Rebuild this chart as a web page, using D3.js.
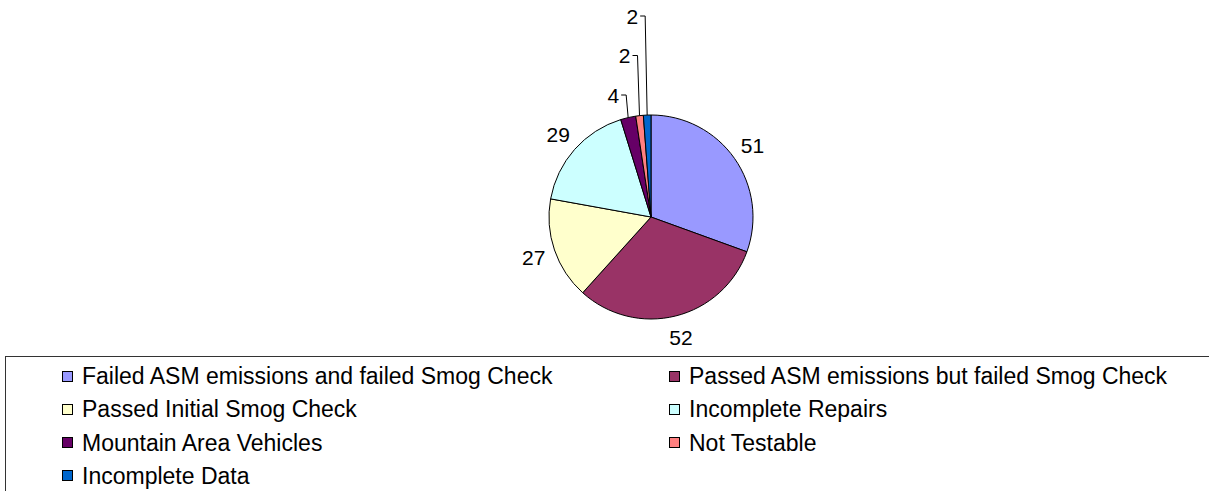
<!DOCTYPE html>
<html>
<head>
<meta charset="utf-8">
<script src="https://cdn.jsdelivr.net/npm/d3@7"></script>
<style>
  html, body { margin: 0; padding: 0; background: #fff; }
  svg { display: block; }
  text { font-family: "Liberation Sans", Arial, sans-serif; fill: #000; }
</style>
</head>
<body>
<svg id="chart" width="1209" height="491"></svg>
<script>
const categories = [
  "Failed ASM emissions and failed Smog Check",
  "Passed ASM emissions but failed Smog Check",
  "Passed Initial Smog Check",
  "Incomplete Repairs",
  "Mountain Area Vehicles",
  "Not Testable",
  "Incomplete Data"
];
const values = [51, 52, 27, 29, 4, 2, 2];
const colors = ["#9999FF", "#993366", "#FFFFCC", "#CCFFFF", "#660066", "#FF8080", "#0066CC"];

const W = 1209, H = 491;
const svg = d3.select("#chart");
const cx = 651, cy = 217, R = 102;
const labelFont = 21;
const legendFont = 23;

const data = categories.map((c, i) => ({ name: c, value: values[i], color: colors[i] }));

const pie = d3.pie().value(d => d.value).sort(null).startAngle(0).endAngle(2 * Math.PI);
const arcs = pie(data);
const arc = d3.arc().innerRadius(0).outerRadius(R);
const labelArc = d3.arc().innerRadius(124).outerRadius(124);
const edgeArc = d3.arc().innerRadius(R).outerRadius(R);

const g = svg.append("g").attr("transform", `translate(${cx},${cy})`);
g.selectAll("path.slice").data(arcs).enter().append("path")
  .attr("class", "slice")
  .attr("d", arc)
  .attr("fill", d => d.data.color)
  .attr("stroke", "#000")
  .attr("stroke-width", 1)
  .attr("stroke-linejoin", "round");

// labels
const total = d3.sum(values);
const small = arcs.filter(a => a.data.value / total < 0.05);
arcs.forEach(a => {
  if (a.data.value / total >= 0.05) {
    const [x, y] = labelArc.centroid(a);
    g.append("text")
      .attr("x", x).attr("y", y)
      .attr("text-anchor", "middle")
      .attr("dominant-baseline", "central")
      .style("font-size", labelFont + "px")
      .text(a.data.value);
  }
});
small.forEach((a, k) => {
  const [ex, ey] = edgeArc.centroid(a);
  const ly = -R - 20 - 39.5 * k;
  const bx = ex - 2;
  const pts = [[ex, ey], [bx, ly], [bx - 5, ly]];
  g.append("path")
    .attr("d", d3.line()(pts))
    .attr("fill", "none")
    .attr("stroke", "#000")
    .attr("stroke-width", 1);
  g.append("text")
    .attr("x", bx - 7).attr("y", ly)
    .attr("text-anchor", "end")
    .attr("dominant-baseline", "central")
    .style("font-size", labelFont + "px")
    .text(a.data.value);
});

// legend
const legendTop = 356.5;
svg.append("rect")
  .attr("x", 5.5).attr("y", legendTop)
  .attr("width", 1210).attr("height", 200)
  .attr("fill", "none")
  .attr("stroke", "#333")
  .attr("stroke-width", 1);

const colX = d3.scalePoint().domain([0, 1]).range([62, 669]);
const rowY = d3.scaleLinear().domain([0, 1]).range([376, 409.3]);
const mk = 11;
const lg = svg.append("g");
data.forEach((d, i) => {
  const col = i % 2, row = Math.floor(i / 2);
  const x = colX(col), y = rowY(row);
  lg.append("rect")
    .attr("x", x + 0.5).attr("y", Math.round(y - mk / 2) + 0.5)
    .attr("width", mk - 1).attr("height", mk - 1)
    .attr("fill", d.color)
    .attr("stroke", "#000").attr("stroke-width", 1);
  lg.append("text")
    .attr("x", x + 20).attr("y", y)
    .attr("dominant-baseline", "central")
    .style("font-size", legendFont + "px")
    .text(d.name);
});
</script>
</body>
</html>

WHAT THIS TASK INVOLVES =
Ignore the images and quote every line of the listing exactly.

TASK SOLUTION =
Rebuild this chart as a web page, using D3.js.
<!DOCTYPE html>
<html>
<head>
<meta charset="utf-8">
<script src="https://cdn.jsdelivr.net/npm/d3@7"></script>
<style>
  html, body { margin: 0; padding: 0; background: #fff; }
  svg { display: block; }
  text { font-family: "Liberation Sans", Arial, sans-serif; fill: #000; }
</style>
</head>
<body>
<svg id="chart" width="1209" height="491"></svg>
<script>
const categories = [
  "Failed ASM emissions and failed Smog Check",
  "Passed ASM emissions but failed Smog Check",
  "Passed Initial Smog Check",
  "Incomplete Repairs",
  "Mountain Area Vehicles",
  "Not Testable",
  "Incomplete Data"
];
const values = [51, 52, 27, 29, 4, 2, 2];
const colors = ["#9999FF", "#993366", "#FFFFCC", "#CCFFFF", "#660066", "#FF8080", "#0066CC"];

const W = 1209, H = 491;
const svg = d3.select("#chart");
const cx = 651, cy = 217, R = 102;
const labelFont = 21;
const legendFont = 23;

const data = categories.map((c, i) => ({ name: c, value: values[i], color: colors[i] }));

const pie = d3.pie().value(d => d.value).sort(null).startAngle(0).endAngle(2 * Math.PI);
const arcs = pie(data);
const arc = d3.arc().innerRadius(0).outerRadius(R);
const labelArc = d3.arc().innerRadius(124).outerRadius(124);
const edgeArc = d3.arc().innerRadius(R).outerRadius(R);

const g = svg.append("g").attr("transform", `translate(${cx},${cy})`);
g.selectAll("path.slice").data(arcs).enter().append("path")
  .attr("class", "slice")
  .attr("d", arc)
  .attr("fill", d => d.data.color)
  .attr("stroke", "#000")
  .attr("stroke-width", 1)
  .attr("stroke-linejoin", "round");

// labels
const total = d3.sum(values);
const small = arcs.filter(a => a.data.value / total < 0.05);
arcs.forEach(a => {
  if (a.data.value / total >= 0.05) {
    const [x, y] = labelArc.centroid(a);
    g.append("text")
      .attr("x", x).attr("y", y)
      .attr("text-anchor", "middle")
      .attr("dominant-baseline", "central")
      .style("font-size", labelFont + "px")
      .text(a.data.value);
  }
});
small.forEach((a, k) => {
  const [ex, ey] = edgeArc.centroid(a);
  const ly = -R - 20 - 39.5 * k;
  const bx = ex - 2;
  const pts = [[ex, ey], [bx, ly], [bx - 5, ly]];
  g.append("path")
    .attr("d", d3.line()(pts))
    .attr("fill", "none")
    .attr("stroke", "#000")
    .attr("stroke-width", 1);
  g.append("text")
    .attr("x", bx - 7).attr("y", ly)
    .attr("text-anchor", "end")
    .attr("dominant-baseline", "central")
    .style("font-size", labelFont + "px")
    .text(a.data.value);
});

// legend
const legendTop = 356.5;
svg.append("rect")
  .attr("x", 5.5).attr("y", legendTop)
  .attr("width", 1210).attr("height", 200)
  .attr("fill", "none")
  .attr("stroke", "#333")
  .attr("stroke-width", 1);

const colX = d3.scalePoint().domain([0, 1]).range([62, 669]);
const rowY = d3.scaleLinear().domain([0, 1]).range([376, 409.3]);
const mk = 11;
const lg = svg.append("g");
data.forEach((d, i) => {
  const col = i % 2, row = Math.floor(i / 2);
  const x = colX(col), y = rowY(row);
  lg.append("rect")
    .attr("x", x + 0.5).attr("y", Math.round(y - mk / 2) + 0.5)
    .attr("width", mk - 1).attr("height", mk - 1)
    .attr("fill", d.color)
    .attr("stroke", "#000").attr("stroke-width", 1);
  lg.append("text")
    .attr("x", x + 20).attr("y", y)
    .attr("dominant-baseline", "central")
    .style("font-size", legendFont + "px")
    .text(d.name);
});
</script>
</body>
</html>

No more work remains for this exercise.